On St Valentine

by Christine Sine

Jeannie Kendall

February sees the second largest card-sending date of the year (after Christmas) – Valentine’s day – with an estimated billion cards a year. It has never been a particular favourite of mine, perhaps because as a teenager I never received any cards!!

The theory is that you send a card to someone you admire or love, but without signing it. The one time I did get one, it drove me to distraction that I did not know who it was from, or even if it was a joke!!

The origins of the day (apart from as cynical money-making exercise by the card producers) are shrouded in mystery as far as the saint is concerned, with a plethora of legends.
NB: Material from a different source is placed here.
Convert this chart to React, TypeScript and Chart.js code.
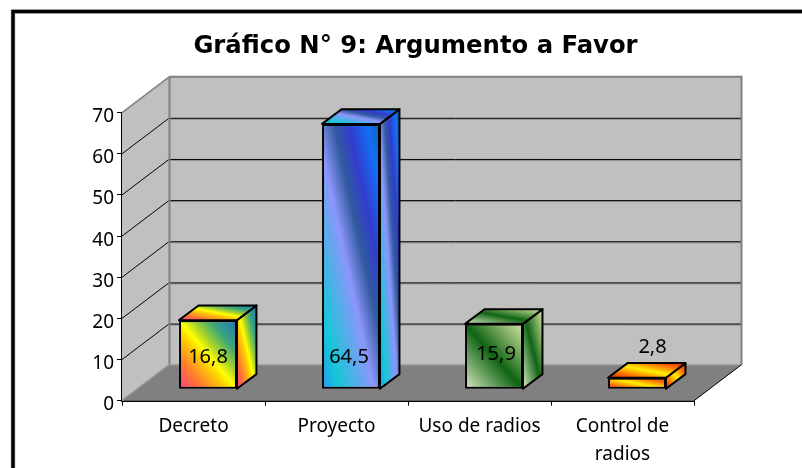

Indeed, there may be more than one saint involved!

However it is widely agreed that there was a 3rd century Valentine who was martyred for his faith in Jesus. The link with romantic love comes from two stories: one that he secretly married couples so husbands wouldn’t have to go to war, the other that while imprisoned he healed the jailer’s blind daughter and on the day of his execution left the girl a note signed, “Your Valentine.”

If you type “love” into the internet search engine, you get one thousand and twenty million possible links.  In 1967 the Beatles released the single “All you need is love”, which was deliberately composed because it was a message which could be understood by everyone. Love is the most basic of human needs and has given birth to much creativity whether in song, art or writing.

Orson Welles had a rather sad view of love, saying “We’re born alone, we live alone, we die alone. Only through our love and friendship can we create the illusion for the moment that we’re not alone.” Many would disagree with that: our love and friendship at their best give us real connection with each other and do a great deal to dispel a sense of loneliness.

So if all we need is love – what kind? C.S. Lewis in his book “The Four Loves”, describes the 4 types of love which the Greeks had separate words for:

  • Storge: family bonds
  • Philia: the bond of friendship
  • Eros: the bond of sexual love
  • Agape: unconditional love – the love of God

We may not experience all those kinds of love, and all are imperfect. The one kind which is guaranteed however – whether we get a card this year or any year, is the love of God.

Love defines God, it is the very essence of who He is, and must have drawn people to Jesus more than the fascination with His teaching or curiosity value at His reputation.

It is an individual love – we are called by name, recognized, individually loved, not just part of the world God loves in some vague collective sense, but picked out, personally known and cherished.  It is a self-giving love which took Jesus to the cross and kept Him there when the merest thought would have released the rescue hordes of heaven.

Through the brokenness of the cross there shines a dazzling beauty of grace….which can transform our sometimes fractured lives – His love “can take broken things and make them beautiful” (Ellie Holcomb)

That is a love, I believe, that is worth receiving this Valentine’s Day.